The flavors in this Mac and Cheese are everything you would taste in a crab cake. The salt from the Old Bay, the freshness from the peppers, the sweetness from the crab meat…mmmmm!!!! Add this to your “Date Night” repertoire and your significant other will be begging for more.

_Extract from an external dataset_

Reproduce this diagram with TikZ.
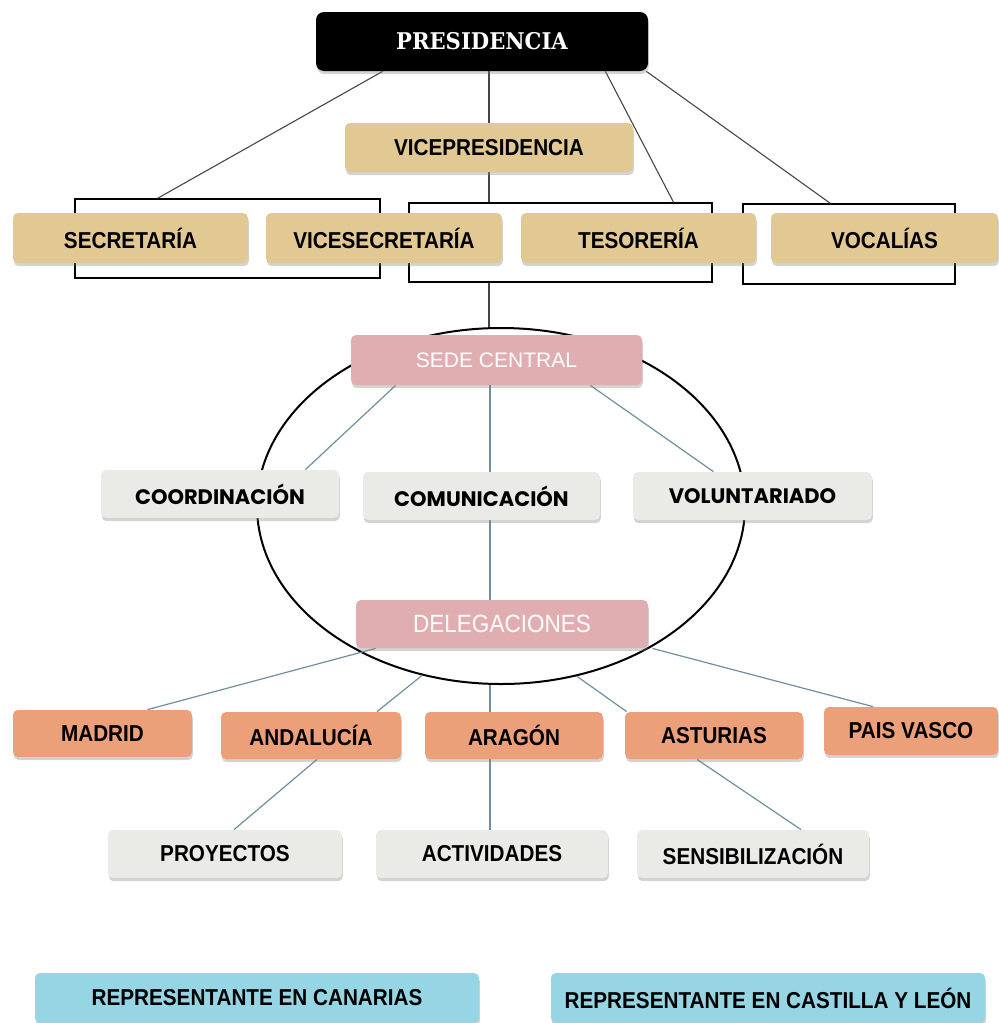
\documentclass[tikz,border=0pt]{standalone}
\usepackage{fontspec}
\newfontfamily\condf[FakeStretch=0.9]{Liberation Sans}
\newfontfamily\plainf{Liberation Sans}
\newfontfamily\roundf{Poppins}
\newfontfamily\slabf[FakeStretch=0.92]{DejaVu Serif}
\usetikzlibrary{shapes.geometric,calc,shadows}
\pgfdeclarelayer{background}
\pgfsetlayers{background,main}
\definecolor{woodc}{RGB}{226,200,146}
\definecolor{pinkc}{RGB}{224,174,177}
\definecolor{grayc}{RGB}{234,234,231}
\definecolor{orangec}{RGB}{236,160,122}
\definecolor{bluec}{RGB}{150,214,228}
\definecolor{linec}{RGB}{112,142,158}
\definecolor{topc}{RGB}{70,70,70}
\tikzset{
  box/.style={rectangle, rounded corners=2.5pt, inner sep=0pt, text=black,
    drop shadow={shadow xshift=0.4pt, shadow yshift=-1.6pt, opacity=0.35},
    font=\condf\bfseries\fontsize{11.5}{12}\selectfont},
  wood/.style={box, fill=woodc},
  pinkbox/.style={box, fill=pinkc, text=white},
  graybox/.style={box, fill=grayc},
  roundbox/.style={graybox, font=\roundf\bfseries\fontsize{10.5}{12}\selectfont},
  orangebox/.style={box, fill=orangec},
  bluebox/.style={box, fill=bluec},
  presbox/.style={rectangle, rounded corners=4pt, fill=black, text=white, inner sep=0pt,
    drop shadow={shadow xshift=0.4pt, shadow yshift=-1.6pt, opacity=0.35},
    font=\slabf\bfseries\fontsize{11.5}{13}\selectfont},
  bracket/.style={rectangle, draw=black, line width=0.6pt, inner sep=0pt},
  topline/.style={draw=topc, line width=0.55pt},
  bline/.style={draw=linec, line width=0.6pt},
}
\begin{document}
\begin{tikzpicture}[x=0.5pt,y=-0.5pt]
\useasboundingbox (0,0) rectangle (998,1023);
% boxes
\node[presbox, minimum width=166pt, minimum height=29.5pt] (pres) at (482,41.5) {PRESIDENCIA};
\node[wood, minimum width=144pt, minimum height=24.5pt] (vice) at (489,147.5) {VICEPRESIDENCIA};
\node[wood, minimum width=117.5pt, minimum height=25pt] (sec) at (130.5,238) {SECRETARÍA};
\node[wood, minimum width=118pt, minimum height=25pt] (vsec) at (384,238) {VICESECRETARÍA};
\node[wood, minimum width=117.5pt, minimum height=25pt] (tes) at (638.5,238) {TESORERÍA};
\node[wood, minimum width=113.5pt, minimum height=25pt] (voc) at (884.5,238) {VOCALÍAS};
\node[pinkbox, minimum width=145.5pt, minimum height=25pt, font=\plainf\fontsize{10.5}{12}\selectfont] (sede) at (496.5,360) {SEDE CENTRAL};
\node[roundbox, minimum width=119pt, minimum height=24pt] (coord) at (220,494) {COORDINACIÓN};
\node[roundbox, minimum width=118.5pt, minimum height=24pt] (comun) at (481.5,496) {COMUNICACIÓN};
\node[roundbox, minimum width=119.5pt, minimum height=24pt] (volun) at (752.5,496) {VOLUNTARIADO};
\node[pinkbox, minimum width=146pt, minimum height=24pt, font=\condf\fontsize{12.5}{13}\selectfont] (deleg) at (502,624) {DELEGACIONES};
\node[orangebox, minimum width=89.5pt, minimum height=23.5pt] (madrid) at (102.5,733.5) {MADRID};
\node[orangebox, minimum width=90pt, minimum height=23.5pt] (andal) at (311,735.5) {ANDALUCÍA};
\node[orangebox, minimum width=89pt, minimum height=23.5pt] (aragon) at (514,735.5) {ARAGÓN};
\node[orangebox, minimum width=89pt, minimum height=23.5pt] (astur) at (714,735.5) {ASTURIAS};
\node[orangebox, minimum width=87pt, minimum height=24pt] (pvasco) at (911,731) {PAIS VASCO};
\node[graybox, minimum width=117pt, minimum height=24pt] (proy) at (225,854) {PROYECTOS};
\node[graybox, minimum width=116pt, minimum height=24pt] (activ) at (492,854) {ACTIVIDADES};
\node[graybox, minimum width=116pt, minimum height=24pt] (sens) at (753,854) {SENSIBILIZACIÓN};
\node[bluebox, minimum width=222pt, minimum height=25pt] (canar) at (257,998) {REPRESENTANTE EN CANARIAS};
\node[bluebox, minimum width=217pt, minimum height=25pt] (castil) at (768,998) {REPRESENTANTE EN CASTILLA Y LEÓN};
\coordinate (vx) at (490,0);
\begin{pgfonlayer}{background}
\node[bracket, minimum width=152.5pt, minimum height=39.5pt] (br1) at (227.5,238.5) {};
\node[bracket, minimum width=151.5pt, minimum height=39.5pt] (br2) at (560.5,242.5) {};
\node[bracket, minimum width=106pt, minimum height=40pt] (br3) at (849,244) {};
\node[ellipse, draw=black, line width=1pt, inner sep=0pt, minimum width=244pt, minimum height=178pt] (oval) at (501,506) {};
% top connectors
\draw[topline] ($(pres.south west)+(67,0)$) -- ($(br1.north west)+(83,0)$);
\draw[topline] (vice.north |- pres.south) -- (vice.north);
\draw[topline] (vice.south) -- (vice.south |- br2.north);
\draw[topline] ($(pres.south east)+(-43,0)$) -- ($(br2.north east)+(-39,0)$);
\draw[topline] ($(pres.south east)+(-2,0)$) -- ($(br3.north west)+(88,0)$);
\draw[topline] (vice.south |- br2.south) -- (vice.south |- oval.north);
% lower connectors
\draw[bline] ($(sede.south west)+(45,0)$) -- ($(coord.north east)+(-34,0)$);
\draw[bline] (sede.south -| vx) -- (comun.north -| vx);
\draw[bline] ($(sede.south east)+(-52,0)$) -- ($(volun.north east)+(-159,0)$);
\draw[bline] (comun.south -| vx) -- (deleg.north -| vx);
\draw[bline] ($(deleg.south west)+(20,0)$) -- ($(madrid.north)+(45,0)$);
\draw[bline] (oval.245) -- ($(andal.north)+(66,0)$);
\draw[bline] (oval.south -| vx) -- (aragon.north -| vx);
\draw[bline] (oval.-66) -- ($(astur.north west)+(2,0)$);
\draw[bline] ($(deleg.south east)+(4,0)$) -- ($(pvasco.north)+(-38,0)$);
\draw[bline] ($(andal.south)+(6,0)$) -- ($(proy.north)+(9,0)$);
\draw[bline] (aragon.south -| vx) -- (activ.north -| vx);
\draw[bline] ($(astur.south)+(-17,0)$) -- ($(sens.north)+(48,0)$);
\end{pgfonlayer}
\end{tikzpicture}
\end{document}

This dish comes together in multiple layers which allows each bite to be packed with flavor. There are couple components in this Mac and Cheese that you can customize to your liking, and even so, the end result with be a creamy, smooth, melt in your mouth delight!

Crab Cake Mac and Cheese

Mac and Cheese filled with all the essentials of a delicious crab cake.
Prep Time30 mins
Cook Time25 mins
Course: Main Course
Cuisine: American
Keyword: Crab Cake, Mac and Cheese
Servings: 8
Author: Zoe Nazario


  • 1 lb short cut pasta I used trompetti
  • 1 Red Bell Pepper diced
  • 1 Yellow Onion diced
  • 2 cloves Garlic minced
  • 1 tsp pink salt
  • 2 tsp cayenne pepper
  • 1 tsp black pepper
  • 1 ½ tsp old bay
  • 1 ½ tsp dried parsley
  • 1 ½ tsp ground mustard
  • 1 lb crab meat
  • 9 tbsp butter divided
  • cup flour
  • 3 cups milk
  • ½ cup heavy cream
  • 5 cups shredded cheese I used asiago and cheddar
  • cooking spray

Bread Crumb Topping

  • 2 cups bread crumbs
  • 1 tsp dried parsley
  • 1 tsp old bay
  • 1 tsp pink salt


  • Pre-heat oven to 425°F
  • Heat a large pot with water over high heat and bring to a boil. Once boiling, cook the pasta 1-2 minutes short of the cooking time on the package.
  • Once cooked, drain pasta and coat lightly with olive oil to prevent sticking. Toss the crab meat with the pasta and set aside.
  • In the meantime, add 6 tbsp of butter to a large pot and melt over low heat. Once melted, add the onions, season with the 1 tsp salt and cook until translucent (5-8 minutes).
  • Add the red peppers and garlic to the onions and allow them to soften slightly.
  • Add all the seasonings up to and including the ground mustard to the veggies. Cook for 1-2 minutes to develop the flavors.
  • Add remaining butter to the pan and melt. Once melted, add the flour and coat the veggies, Cook for 1 minute.
  • Add the milk and heavy cream and allow to thicken. When it has thickened, add in the cheese little by little until a sauce is formed.
  • Dump the pasta with the crab meat into a 9×13 baking dish coated in cooking spray. Pour the cheese sauce on top and stir to coat.
  • Combine the breadcrumbs with the seasonings and coat the mac and cheese.
  • Bake for 25 minutes until bubbly
  • Serve warm and ENJOY!


  1. Use more or less cayenne pepper depending on your taste. 
  2. I used 2 cups of asiago cheese and 3 cups of cheddar, but use your favorites. Grate the cheese yourself. It melts better!
  3. You can use whatever short cut pasta you want. Elbows would work. Small shells would work too. Whatever you like.